As you are doing a self-build you do have an interesting alternative. Leave the body type as 'box van' on your logbook. The unladen weight of your 'van' will be about 2.8 tonnes, depending on the exact model.

It will save you the hassle of trying to persuade VOSA/DVLA it is actually a 'motor caravan'. :twisted:


----------



## grizzlyj (Oct 14, 2008)

So if I bought a 6m van I would think the likes of Mercedes/Fiat/VW etc could tell me the unladen weight, which would probably be below 3,05 tons. 

I could then take it to a converter, or do a Kev_n_Liz, which would end up with a new unladen weight, but also possibly different speed limits will apply, dependant on the weight of curtains my Mrs chooses?! (being slightly silly about it) 

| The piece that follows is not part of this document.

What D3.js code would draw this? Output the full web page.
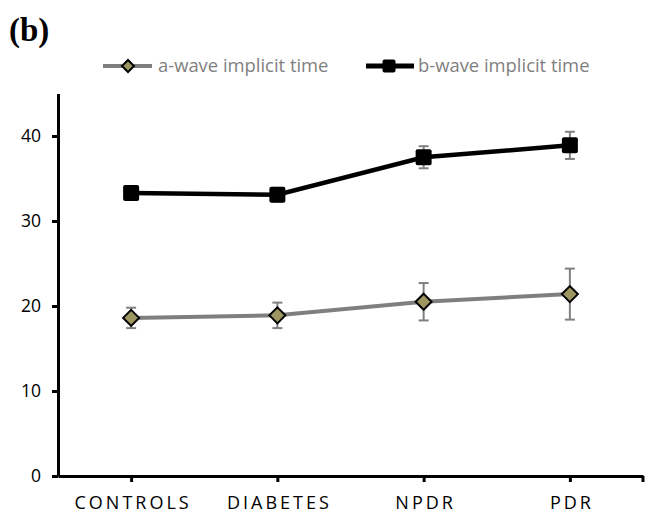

The reality is no-one will know the new unladen weight for a camper. There should be a plate to tell you based on specific guidelines. Is a drivers beer belly incorporated separately in the payload? Is the mattress a fixture, what happens if I change the light foam for a thick futon, or one of those heavy traditional horsehair things? Two big gas bottles that I could swap for one small one if Im in a rush for a short trip, giving a higher legal cruising speed?

There may only be a few things like that which could provide variance, but that could certainly be enough for you to be found guilty of speeding by creeping over 3050kg unladen. 

Trucks in the USA do 70mph. I wonder how much attention you would get importing a 4 axle 30 ton gross box here, converting to a camper and sitting at 70 on the motorway?


----------



## Pudsey_Bear (Sep 25, 2008)

trevd01 said:


> Kev_n_Liz said:
> 
> 
> > My head is starting to hurt now, too many different ways of saying 70 60 50, OK got it, right up until my next ticket.
> ...


The UW is much lower than that Trev, + the build gear of course, but it's the insurance which gets you, same van, same driver, put a load of expensive gear in it and the insurance goes down, uprate the GVW & the road tax goes down, and we're supposed to understand the logic in that.

My UW=2060kg, I have no idea how much weight the new interior will add.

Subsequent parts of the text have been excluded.